DATA:
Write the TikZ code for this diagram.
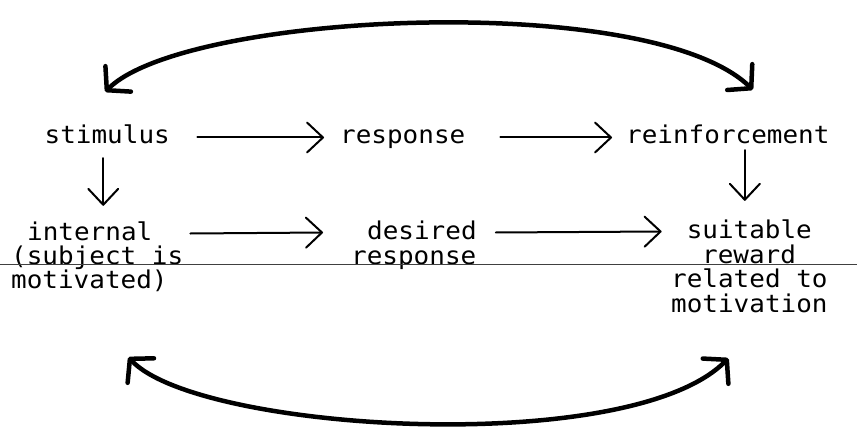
\documentclass[tikz,border=0pt]{standalone}
\usepackage{fontspec}
\newfontfamily\typewriter[FakeStretch=1.06]{DejaVu Sans Mono}
\usetikzlibrary{arrows.meta}
\begin{document}
\begin{tikzpicture}[x=1pt,y=-1pt,
  lbl/.style={anchor=base west,inner sep=0pt,
    font=\typewriter\fontsize{24.5}{24.5}\selectfont,
    text height=13pt,text depth=0pt},
  flow/.style={line width=2pt,line cap=round,
    -{Straight Barb[length=16pt,width=30pt,line cap=round,line join=round]}},
  loop/.style={line width=4.5pt,line cap=round,
    {Straight Barb[length=16pt,width=36pt,line cap=round,line join=round]}-{Straight Barb[length=16pt,width=36pt,line cap=round,line join=round]}},
  rule/.style={line width=0.9pt,black!75}]
\useasboundingbox (0,0) rectangle (857,433);

% upper chain
\node[lbl] (stim)  at (44.5,144) {stimulus};
\node[lbl] (resp)  at (340,144)  {response};
\node[lbl] (reinf) at (626,144)  {reinforcement};

% lower chain
\node[lbl] (int1)  at (27,240)  {internal};
\node[lbl] (int2)  at (11,264)  {(subject is};
\node[lbl] (int3)  at (11,288)  {motivated)};
\node[lbl] (des1)  at (367,239) {desired};
\node[lbl] (des2)  at (351,264) {response};
\node[lbl] (suit1) at (686.6,238) {suitable};
\node[lbl] (suit2) at (702,263)   {reward};
\node[lbl] (suit3) at (671,287)   {related to};
\node[lbl] (suit4) at (671,312)   {motivation};

% ruled line across the second row
\coordinate (ruleL) at (0,264);
\coordinate (ruleR) at (857,264);
\draw[rule] (ruleL) -- (ruleR);

% horizontal arrows
\draw[flow] ([xshift=27.5pt]stim.east) -- ([xshift=-16pt]resp.west);
\draw[flow] ([xshift=35pt]resp.east) -- ([xshift=-14pt]reinf.west);
\draw[flow] ([xshift=38pt]int1.east) -- ([xshift=-44pt]des1.west);
\draw[flow] ([xshift=19pt]des1.east) -- ([xshift=-25pt]suit1.west);

% vertical arrows
\coordinate (sa) at ([xshift=-4pt,yshift=-14pt]stim.south);
\coordinate (sb) at ([yshift=21pt]int1.north);
\draw[flow] (sa) -- (sa |- sb);
\coordinate (ra) at ([xshift=17pt,yshift=-6pt]reinf.south);
\coordinate (rb) at ([yshift=24pt]suit1.north);
\draw[flow] (ra) -- (ra |- rb);

% feedback loops
\coordinate (tl) at ([xshift=-2pt,yshift=39pt]stim.north);
\coordinate (tr) at ([xshift=25pt,yshift=41pt]reinf.north);
\draw[loop] (tl) .. controls (185,12) and (650,-10) .. (tr);
\coordinate (bl) at ([xshift=39pt,yshift=-69pt]int3.south);
\coordinate (br) at ([xshift=-21pt,yshift=-46pt]suit4.south);
\draw[loop] (bl) .. controls (198,432) and (630,458) .. (br);
\end{tikzpicture}
\end{document}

WORK TO COMPLETE:
Except for the pictures, give all the material above again verbatim.

EXPECTED ANSWER:
Write the TikZ code for this diagram.
\documentclass[tikz,border=0pt]{standalone}
\usepackage{fontspec}
\newfontfamily\typewriter[FakeStretch=1.06]{DejaVu Sans Mono}
\usetikzlibrary{arrows.meta}
\begin{document}
\begin{tikzpicture}[x=1pt,y=-1pt,
  lbl/.style={anchor=base west,inner sep=0pt,
    font=\typewriter\fontsize{24.5}{24.5}\selectfont,
    text height=13pt,text depth=0pt},
  flow/.style={line width=2pt,line cap=round,
    -{Straight Barb[length=16pt,width=30pt,line cap=round,line join=round]}},
  loop/.style={line width=4.5pt,line cap=round,
    {Straight Barb[length=16pt,width=36pt,line cap=round,line join=round]}-{Straight Barb[length=16pt,width=36pt,line cap=round,line join=round]}},
  rule/.style={line width=0.9pt,black!75}]
\useasboundingbox (0,0) rectangle (857,433);

% upper chain
\node[lbl] (stim)  at (44.5,144) {stimulus};
\node[lbl] (resp)  at (340,144)  {response};
\node[lbl] (reinf) at (626,144)  {reinforcement};

% lower chain
\node[lbl] (int1)  at (27,240)  {internal};
\node[lbl] (int2)  at (11,264)  {(subject is};
\node[lbl] (int3)  at (11,288)  {motivated)};
\node[lbl] (des1)  at (367,239) {desired};
\node[lbl] (des2)  at (351,264) {response};
\node[lbl] (suit1) at (686.6,238) {suitable};
\node[lbl] (suit2) at (702,263)   {reward};
\node[lbl] (suit3) at (671,287)   {related to};
\node[lbl] (suit4) at (671,312)   {motivation};

% ruled line across the second row
\coordinate (ruleL) at (0,264);
\coordinate (ruleR) at (857,264);
\draw[rule] (ruleL) -- (ruleR);

% horizontal arrows
\draw[flow] ([xshift=27.5pt]stim.east) -- ([xshift=-16pt]resp.west);
\draw[flow] ([xshift=35pt]resp.east) -- ([xshift=-14pt]reinf.west);
\draw[flow] ([xshift=38pt]int1.east) -- ([xshift=-44pt]des1.west);
\draw[flow] ([xshift=19pt]des1.east) -- ([xshift=-25pt]suit1.west);

% vertical arrows
\coordinate (sa) at ([xshift=-4pt,yshift=-14pt]stim.south);
\coordinate (sb) at ([yshift=21pt]int1.north);
\draw[flow] (sa) -- (sa |- sb);
\coordinate (ra) at ([xshift=17pt,yshift=-6pt]reinf.south);
\coordinate (rb) at ([yshift=24pt]suit1.north);
\draw[flow] (ra) -- (ra |- rb);

% feedback loops
\coordinate (tl) at ([xshift=-2pt,yshift=39pt]stim.north);
\coordinate (tr) at ([xshift=25pt,yshift=41pt]reinf.north);
\draw[loop] (tl) .. controls (185,12) and (650,-10) .. (tr);
\coordinate (bl) at ([xshift=39pt,yshift=-69pt]int3.south);
\coordinate (br) at ([xshift=-21pt,yshift=-46pt]suit4.south);
\draw[loop] (bl) .. controls (198,432) and (630,458) .. (br);
\end{tikzpicture}
\end{document}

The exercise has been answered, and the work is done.